Problem description: Reproduce, please, the span of lines beginning at the line with "Give me the Plotly source for this chart." and ending at the line with "0.570, 0.588, 0.598, 0.605, 0.610, 0.614, 0.617, 0.619, 0.620]", inclusive, minus any pictures.

Available data:

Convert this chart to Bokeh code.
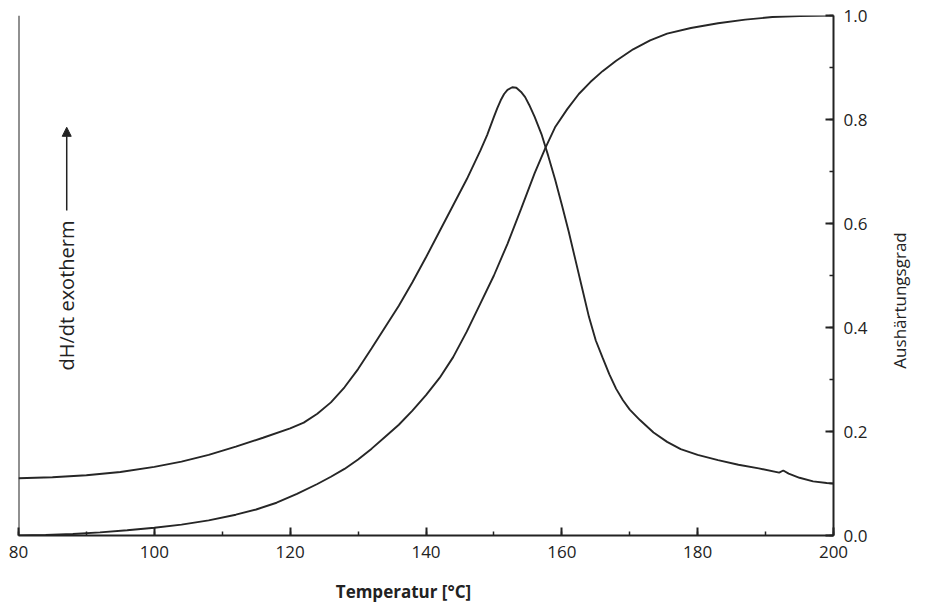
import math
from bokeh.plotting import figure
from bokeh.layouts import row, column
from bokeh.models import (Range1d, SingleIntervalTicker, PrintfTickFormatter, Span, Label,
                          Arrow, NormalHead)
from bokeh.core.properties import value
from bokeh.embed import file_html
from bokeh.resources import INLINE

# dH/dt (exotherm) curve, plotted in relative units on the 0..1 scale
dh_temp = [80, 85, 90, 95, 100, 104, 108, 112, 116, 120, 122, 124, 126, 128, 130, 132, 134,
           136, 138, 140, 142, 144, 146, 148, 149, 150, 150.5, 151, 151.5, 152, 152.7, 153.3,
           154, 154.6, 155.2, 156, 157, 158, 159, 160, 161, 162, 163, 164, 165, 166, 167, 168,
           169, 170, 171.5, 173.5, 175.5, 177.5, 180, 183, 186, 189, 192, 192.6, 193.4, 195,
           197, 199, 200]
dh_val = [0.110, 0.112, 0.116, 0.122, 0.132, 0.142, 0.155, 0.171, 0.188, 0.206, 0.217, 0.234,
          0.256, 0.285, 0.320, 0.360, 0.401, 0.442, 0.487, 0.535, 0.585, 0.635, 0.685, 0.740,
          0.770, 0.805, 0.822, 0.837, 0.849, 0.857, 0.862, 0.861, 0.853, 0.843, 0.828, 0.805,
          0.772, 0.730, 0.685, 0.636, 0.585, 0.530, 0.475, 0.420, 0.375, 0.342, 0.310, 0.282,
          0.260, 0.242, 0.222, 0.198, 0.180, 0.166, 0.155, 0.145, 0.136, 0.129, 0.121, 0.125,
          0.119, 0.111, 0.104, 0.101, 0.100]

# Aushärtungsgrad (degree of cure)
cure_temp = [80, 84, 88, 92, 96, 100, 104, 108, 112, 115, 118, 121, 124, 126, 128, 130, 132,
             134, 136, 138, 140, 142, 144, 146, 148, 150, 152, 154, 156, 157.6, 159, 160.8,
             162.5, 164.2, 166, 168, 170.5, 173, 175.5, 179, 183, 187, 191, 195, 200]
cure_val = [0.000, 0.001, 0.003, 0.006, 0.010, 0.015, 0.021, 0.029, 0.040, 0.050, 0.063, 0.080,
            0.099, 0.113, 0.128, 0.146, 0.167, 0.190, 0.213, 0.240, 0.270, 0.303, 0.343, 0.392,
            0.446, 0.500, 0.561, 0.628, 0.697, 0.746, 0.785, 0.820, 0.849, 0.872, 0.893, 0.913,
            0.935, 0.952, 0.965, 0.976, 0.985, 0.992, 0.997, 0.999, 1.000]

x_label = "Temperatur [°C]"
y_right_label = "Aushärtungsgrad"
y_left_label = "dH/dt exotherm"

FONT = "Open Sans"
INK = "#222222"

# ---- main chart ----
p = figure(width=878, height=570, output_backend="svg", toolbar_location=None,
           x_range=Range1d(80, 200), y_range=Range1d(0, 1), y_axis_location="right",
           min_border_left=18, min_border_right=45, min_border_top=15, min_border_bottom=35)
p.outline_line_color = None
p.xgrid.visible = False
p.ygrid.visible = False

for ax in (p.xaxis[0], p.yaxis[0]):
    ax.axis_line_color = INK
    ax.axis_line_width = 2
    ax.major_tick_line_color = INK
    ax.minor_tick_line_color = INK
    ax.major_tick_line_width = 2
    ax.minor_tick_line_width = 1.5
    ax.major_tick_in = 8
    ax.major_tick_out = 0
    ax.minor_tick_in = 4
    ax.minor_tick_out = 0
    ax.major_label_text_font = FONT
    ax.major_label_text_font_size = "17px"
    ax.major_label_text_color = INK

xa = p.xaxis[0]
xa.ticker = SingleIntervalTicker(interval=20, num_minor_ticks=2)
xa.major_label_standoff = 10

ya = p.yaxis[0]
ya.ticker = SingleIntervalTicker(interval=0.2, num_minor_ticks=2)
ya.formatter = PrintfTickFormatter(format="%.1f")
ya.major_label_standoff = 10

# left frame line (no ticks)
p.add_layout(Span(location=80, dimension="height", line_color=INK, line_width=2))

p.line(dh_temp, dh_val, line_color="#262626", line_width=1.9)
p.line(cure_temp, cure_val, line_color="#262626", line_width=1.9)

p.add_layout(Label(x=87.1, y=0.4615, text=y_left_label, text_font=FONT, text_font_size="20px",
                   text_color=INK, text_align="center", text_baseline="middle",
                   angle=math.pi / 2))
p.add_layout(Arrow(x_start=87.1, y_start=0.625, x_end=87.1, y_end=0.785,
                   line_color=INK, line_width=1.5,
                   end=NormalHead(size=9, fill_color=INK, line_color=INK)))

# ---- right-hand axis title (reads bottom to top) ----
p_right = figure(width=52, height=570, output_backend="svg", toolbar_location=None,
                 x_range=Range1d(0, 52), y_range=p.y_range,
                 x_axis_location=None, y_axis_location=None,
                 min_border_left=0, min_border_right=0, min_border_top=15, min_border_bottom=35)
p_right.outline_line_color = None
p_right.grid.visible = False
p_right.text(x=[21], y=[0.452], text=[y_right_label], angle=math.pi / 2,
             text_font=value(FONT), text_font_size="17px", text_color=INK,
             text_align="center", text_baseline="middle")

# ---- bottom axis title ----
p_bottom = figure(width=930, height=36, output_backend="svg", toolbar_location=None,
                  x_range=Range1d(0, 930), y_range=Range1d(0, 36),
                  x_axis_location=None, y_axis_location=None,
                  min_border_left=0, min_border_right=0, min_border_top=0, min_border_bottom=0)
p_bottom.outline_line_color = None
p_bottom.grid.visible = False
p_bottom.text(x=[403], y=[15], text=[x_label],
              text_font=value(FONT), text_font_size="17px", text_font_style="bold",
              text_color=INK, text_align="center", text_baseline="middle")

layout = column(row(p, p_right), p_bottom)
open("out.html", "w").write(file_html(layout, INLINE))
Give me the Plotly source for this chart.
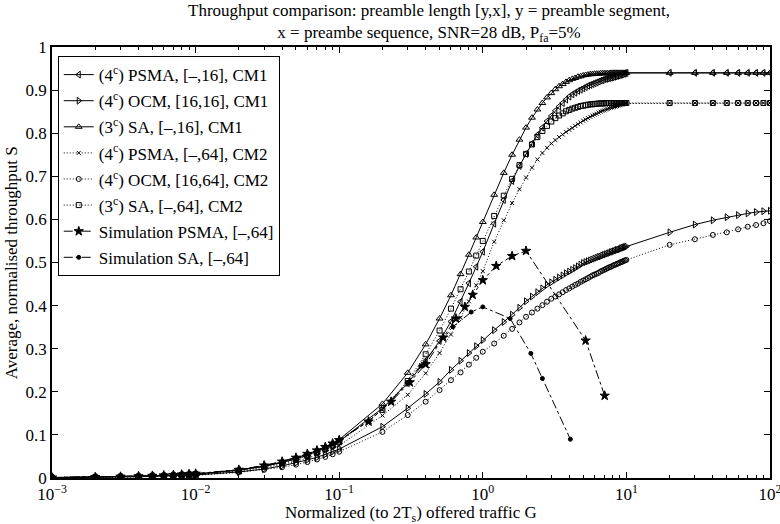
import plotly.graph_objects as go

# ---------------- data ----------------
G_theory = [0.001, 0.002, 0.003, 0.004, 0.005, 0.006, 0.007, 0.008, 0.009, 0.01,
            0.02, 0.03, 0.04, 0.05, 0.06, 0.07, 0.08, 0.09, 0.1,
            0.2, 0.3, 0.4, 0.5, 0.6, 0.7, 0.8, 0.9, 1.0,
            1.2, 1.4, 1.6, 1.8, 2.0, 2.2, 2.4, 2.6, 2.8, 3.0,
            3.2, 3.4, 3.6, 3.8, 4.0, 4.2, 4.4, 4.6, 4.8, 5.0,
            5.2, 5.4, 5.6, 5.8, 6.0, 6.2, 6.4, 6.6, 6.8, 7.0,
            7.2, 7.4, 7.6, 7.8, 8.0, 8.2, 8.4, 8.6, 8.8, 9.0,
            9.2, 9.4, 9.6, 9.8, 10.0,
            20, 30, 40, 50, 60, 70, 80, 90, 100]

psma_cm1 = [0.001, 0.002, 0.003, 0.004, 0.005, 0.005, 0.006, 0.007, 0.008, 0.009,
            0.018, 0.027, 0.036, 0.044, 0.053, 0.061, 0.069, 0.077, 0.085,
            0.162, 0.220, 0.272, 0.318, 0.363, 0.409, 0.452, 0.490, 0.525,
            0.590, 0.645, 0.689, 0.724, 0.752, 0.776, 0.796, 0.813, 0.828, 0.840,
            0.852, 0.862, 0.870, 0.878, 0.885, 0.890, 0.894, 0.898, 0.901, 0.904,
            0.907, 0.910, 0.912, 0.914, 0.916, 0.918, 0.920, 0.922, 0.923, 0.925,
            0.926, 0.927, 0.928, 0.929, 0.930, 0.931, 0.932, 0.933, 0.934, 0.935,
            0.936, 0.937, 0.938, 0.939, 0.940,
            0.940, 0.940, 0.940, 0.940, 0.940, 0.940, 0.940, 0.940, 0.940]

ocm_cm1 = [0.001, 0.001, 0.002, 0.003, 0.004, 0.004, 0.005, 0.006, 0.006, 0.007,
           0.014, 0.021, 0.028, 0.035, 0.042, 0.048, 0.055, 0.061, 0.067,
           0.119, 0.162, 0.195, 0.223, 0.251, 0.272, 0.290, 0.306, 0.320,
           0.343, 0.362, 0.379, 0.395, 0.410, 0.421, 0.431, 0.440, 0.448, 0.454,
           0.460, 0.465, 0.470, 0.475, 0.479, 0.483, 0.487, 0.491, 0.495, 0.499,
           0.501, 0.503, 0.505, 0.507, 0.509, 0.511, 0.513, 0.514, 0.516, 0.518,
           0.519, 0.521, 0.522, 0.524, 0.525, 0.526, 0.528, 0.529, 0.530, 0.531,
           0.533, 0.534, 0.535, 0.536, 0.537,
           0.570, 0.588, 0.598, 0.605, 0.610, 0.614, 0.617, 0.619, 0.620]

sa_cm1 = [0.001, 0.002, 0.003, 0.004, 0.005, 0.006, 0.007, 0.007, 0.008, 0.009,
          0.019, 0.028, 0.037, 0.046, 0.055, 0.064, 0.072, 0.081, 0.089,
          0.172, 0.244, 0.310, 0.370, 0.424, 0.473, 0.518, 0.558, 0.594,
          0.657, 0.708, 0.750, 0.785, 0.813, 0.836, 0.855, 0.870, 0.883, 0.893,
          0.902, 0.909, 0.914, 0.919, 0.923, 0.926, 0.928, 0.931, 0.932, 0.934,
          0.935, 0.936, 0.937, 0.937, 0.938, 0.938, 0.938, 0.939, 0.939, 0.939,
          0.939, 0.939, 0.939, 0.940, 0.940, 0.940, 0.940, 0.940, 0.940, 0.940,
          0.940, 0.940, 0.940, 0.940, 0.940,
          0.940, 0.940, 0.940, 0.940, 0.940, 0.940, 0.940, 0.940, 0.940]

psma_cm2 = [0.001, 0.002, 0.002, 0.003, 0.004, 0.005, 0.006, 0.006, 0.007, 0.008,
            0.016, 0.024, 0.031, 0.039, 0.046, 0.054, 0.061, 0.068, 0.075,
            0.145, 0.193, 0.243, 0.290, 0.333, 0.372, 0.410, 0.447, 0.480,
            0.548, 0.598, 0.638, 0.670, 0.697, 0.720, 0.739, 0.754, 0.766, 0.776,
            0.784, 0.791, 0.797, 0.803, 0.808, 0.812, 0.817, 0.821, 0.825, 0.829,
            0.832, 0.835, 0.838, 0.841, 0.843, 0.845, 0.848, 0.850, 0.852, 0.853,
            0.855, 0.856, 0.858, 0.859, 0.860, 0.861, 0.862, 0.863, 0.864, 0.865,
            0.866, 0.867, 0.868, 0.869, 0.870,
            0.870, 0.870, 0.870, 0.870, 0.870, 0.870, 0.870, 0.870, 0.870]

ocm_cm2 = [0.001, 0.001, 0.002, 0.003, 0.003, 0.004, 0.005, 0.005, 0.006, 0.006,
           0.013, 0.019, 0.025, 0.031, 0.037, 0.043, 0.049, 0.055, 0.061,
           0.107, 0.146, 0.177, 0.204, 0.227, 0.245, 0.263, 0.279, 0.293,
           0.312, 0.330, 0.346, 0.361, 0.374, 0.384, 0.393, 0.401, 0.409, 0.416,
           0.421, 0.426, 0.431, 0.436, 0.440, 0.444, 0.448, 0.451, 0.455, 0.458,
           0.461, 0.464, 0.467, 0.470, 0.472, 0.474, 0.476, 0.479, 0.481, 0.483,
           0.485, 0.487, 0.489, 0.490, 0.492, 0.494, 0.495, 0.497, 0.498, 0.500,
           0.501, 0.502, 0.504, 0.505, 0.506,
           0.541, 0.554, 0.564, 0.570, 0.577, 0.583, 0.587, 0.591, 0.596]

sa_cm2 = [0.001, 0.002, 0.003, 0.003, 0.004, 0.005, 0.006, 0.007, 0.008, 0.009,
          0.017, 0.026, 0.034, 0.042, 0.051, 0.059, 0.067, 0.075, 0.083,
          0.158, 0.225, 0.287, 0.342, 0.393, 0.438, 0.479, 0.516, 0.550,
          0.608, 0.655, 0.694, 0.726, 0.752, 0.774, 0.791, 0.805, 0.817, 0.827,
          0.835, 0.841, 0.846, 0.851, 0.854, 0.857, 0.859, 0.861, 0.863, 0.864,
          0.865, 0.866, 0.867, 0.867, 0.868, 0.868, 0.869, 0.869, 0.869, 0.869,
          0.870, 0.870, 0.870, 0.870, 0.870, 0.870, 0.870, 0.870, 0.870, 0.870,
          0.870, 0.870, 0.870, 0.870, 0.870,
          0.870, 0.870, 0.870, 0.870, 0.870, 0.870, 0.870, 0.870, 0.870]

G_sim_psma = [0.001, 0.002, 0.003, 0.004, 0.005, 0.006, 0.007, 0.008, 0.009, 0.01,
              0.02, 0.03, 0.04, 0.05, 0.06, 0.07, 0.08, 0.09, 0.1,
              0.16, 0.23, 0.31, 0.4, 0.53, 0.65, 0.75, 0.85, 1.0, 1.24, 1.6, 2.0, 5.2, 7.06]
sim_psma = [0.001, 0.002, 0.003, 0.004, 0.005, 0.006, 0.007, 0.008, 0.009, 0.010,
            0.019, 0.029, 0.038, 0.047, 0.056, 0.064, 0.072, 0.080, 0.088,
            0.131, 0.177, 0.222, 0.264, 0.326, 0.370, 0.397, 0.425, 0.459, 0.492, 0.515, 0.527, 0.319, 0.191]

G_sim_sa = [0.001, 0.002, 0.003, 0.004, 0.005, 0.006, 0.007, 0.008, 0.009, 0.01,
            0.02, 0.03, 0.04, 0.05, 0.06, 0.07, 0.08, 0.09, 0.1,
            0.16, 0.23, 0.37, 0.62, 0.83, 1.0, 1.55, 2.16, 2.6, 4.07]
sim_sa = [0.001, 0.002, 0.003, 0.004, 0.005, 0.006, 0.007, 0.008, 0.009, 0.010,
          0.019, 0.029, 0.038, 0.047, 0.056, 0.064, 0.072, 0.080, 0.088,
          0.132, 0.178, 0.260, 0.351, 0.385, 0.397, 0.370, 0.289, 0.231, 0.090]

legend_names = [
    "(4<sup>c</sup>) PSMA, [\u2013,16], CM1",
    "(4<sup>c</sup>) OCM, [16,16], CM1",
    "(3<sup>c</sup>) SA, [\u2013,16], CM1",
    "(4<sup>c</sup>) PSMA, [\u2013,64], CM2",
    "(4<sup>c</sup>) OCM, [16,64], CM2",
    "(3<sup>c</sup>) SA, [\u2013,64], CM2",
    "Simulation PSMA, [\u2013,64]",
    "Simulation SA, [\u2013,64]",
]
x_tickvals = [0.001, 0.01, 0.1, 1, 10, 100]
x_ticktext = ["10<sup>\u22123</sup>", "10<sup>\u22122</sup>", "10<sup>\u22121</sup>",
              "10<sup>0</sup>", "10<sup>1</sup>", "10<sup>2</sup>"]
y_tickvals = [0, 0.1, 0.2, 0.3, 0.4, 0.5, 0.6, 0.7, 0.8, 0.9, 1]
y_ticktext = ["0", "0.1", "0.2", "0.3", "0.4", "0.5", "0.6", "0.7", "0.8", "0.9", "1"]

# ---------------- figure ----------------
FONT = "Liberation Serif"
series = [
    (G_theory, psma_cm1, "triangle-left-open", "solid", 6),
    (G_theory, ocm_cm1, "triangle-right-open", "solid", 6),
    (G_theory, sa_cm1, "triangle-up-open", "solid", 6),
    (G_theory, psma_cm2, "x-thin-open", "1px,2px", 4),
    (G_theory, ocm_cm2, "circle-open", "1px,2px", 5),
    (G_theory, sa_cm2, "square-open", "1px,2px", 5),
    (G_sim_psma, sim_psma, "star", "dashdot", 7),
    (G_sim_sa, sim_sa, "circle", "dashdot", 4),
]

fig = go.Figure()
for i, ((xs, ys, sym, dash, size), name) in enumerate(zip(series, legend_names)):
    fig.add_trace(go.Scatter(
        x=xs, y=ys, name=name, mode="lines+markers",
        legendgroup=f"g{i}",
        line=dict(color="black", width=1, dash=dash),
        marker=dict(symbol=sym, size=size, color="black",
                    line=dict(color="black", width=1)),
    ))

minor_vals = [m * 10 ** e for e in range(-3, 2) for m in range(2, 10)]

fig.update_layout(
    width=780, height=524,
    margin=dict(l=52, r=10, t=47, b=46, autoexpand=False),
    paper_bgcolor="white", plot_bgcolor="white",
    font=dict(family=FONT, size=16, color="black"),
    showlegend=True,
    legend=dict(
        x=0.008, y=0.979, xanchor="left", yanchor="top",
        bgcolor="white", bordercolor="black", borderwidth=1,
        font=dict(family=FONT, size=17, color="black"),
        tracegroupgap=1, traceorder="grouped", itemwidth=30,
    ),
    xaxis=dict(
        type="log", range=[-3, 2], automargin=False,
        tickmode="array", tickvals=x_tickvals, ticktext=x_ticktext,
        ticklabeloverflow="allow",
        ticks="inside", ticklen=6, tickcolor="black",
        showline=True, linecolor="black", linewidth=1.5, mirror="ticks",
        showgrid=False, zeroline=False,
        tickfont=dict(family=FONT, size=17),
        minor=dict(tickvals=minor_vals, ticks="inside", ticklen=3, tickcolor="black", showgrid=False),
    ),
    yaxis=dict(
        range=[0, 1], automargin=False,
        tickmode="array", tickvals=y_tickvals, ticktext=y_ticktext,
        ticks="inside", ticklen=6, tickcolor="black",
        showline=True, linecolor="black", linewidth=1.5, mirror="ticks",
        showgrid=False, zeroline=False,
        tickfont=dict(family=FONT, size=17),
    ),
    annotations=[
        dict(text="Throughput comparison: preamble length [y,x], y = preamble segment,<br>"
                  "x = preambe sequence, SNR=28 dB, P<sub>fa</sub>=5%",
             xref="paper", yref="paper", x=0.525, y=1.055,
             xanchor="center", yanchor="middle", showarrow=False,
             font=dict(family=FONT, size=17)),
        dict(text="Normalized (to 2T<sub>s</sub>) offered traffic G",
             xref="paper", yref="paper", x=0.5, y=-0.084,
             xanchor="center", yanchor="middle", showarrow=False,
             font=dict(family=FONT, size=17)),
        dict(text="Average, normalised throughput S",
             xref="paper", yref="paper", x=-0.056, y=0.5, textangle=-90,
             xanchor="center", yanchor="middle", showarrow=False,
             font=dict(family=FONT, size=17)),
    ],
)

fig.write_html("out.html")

Final result:
Give me the Plotly source for this chart.
import plotly.graph_objects as go

# ---------------- data ----------------
G_theory = [0.001, 0.002, 0.003, 0.004, 0.005, 0.006, 0.007, 0.008, 0.009, 0.01,
            0.02, 0.03, 0.04, 0.05, 0.06, 0.07, 0.08, 0.09, 0.1,
            0.2, 0.3, 0.4, 0.5, 0.6, 0.7, 0.8, 0.9, 1.0,
            1.2, 1.4, 1.6, 1.8, 2.0, 2.2, 2.4, 2.6, 2.8, 3.0,
            3.2, 3.4, 3.6, 3.8, 4.0, 4.2, 4.4, 4.6, 4.8, 5.0,
            5.2, 5.4, 5.6, 5.8, 6.0, 6.2, 6.4, 6.6, 6.8, 7.0,
            7.2, 7.4, 7.6, 7.8, 8.0, 8.2, 8.4, 8.6, 8.8, 9.0,
            9.2, 9.4, 9.6, 9.8, 10.0,
            20, 30, 40, 50, 60, 70, 80, 90, 100]

psma_cm1 = [0.001, 0.002, 0.003, 0.004, 0.005, 0.005, 0.006, 0.007, 0.008, 0.009,
            0.018, 0.027, 0.036, 0.044, 0.053, 0.061, 0.069, 0.077, 0.085,
            0.162, 0.220, 0.272, 0.318, 0.363, 0.409, 0.452, 0.490, 0.525,
            0.590, 0.645, 0.689, 0.724, 0.752, 0.776, 0.796, 0.813, 0.828, 0.840,
            0.852, 0.862, 0.870, 0.878, 0.885, 0.890, 0.894, 0.898, 0.901, 0.904,
            0.907, 0.910, 0.912, 0.914, 0.916, 0.918, 0.920, 0.922, 0.923, 0.925,
            0.926, 0.927, 0.928, 0.929, 0.930, 0.931, 0.932, 0.933, 0.934, 0.935,
            0.936, 0.937, 0.938, 0.939, 0.940,
            0.940, 0.940, 0.940, 0.940, 0.940, 0.940, 0.940, 0.940, 0.940]

ocm_cm1 = [0.001, 0.001, 0.002, 0.003, 0.004, 0.004, 0.005, 0.006, 0.006, 0.007,
           0.014, 0.021, 0.028, 0.035, 0.042, 0.048, 0.055, 0.061, 0.067,
           0.119, 0.162, 0.195, 0.223, 0.251, 0.272, 0.290, 0.306, 0.320,
           0.343, 0.362, 0.379, 0.395, 0.410, 0.421, 0.431, 0.440, 0.448, 0.454,
           0.460, 0.465, 0.470, 0.475, 0.479, 0.483, 0.487, 0.491, 0.495, 0.499,
           0.501, 0.503, 0.505, 0.507, 0.509, 0.511, 0.513, 0.514, 0.516, 0.518,
           0.519, 0.521, 0.522, 0.524, 0.525, 0.526, 0.528, 0.529, 0.530, 0.531,
           0.533, 0.534, 0.535, 0.536, 0.537,
           0.570, 0.588, 0.598, 0.605, 0.610, 0.614, 0.617, 0.619, 0.620]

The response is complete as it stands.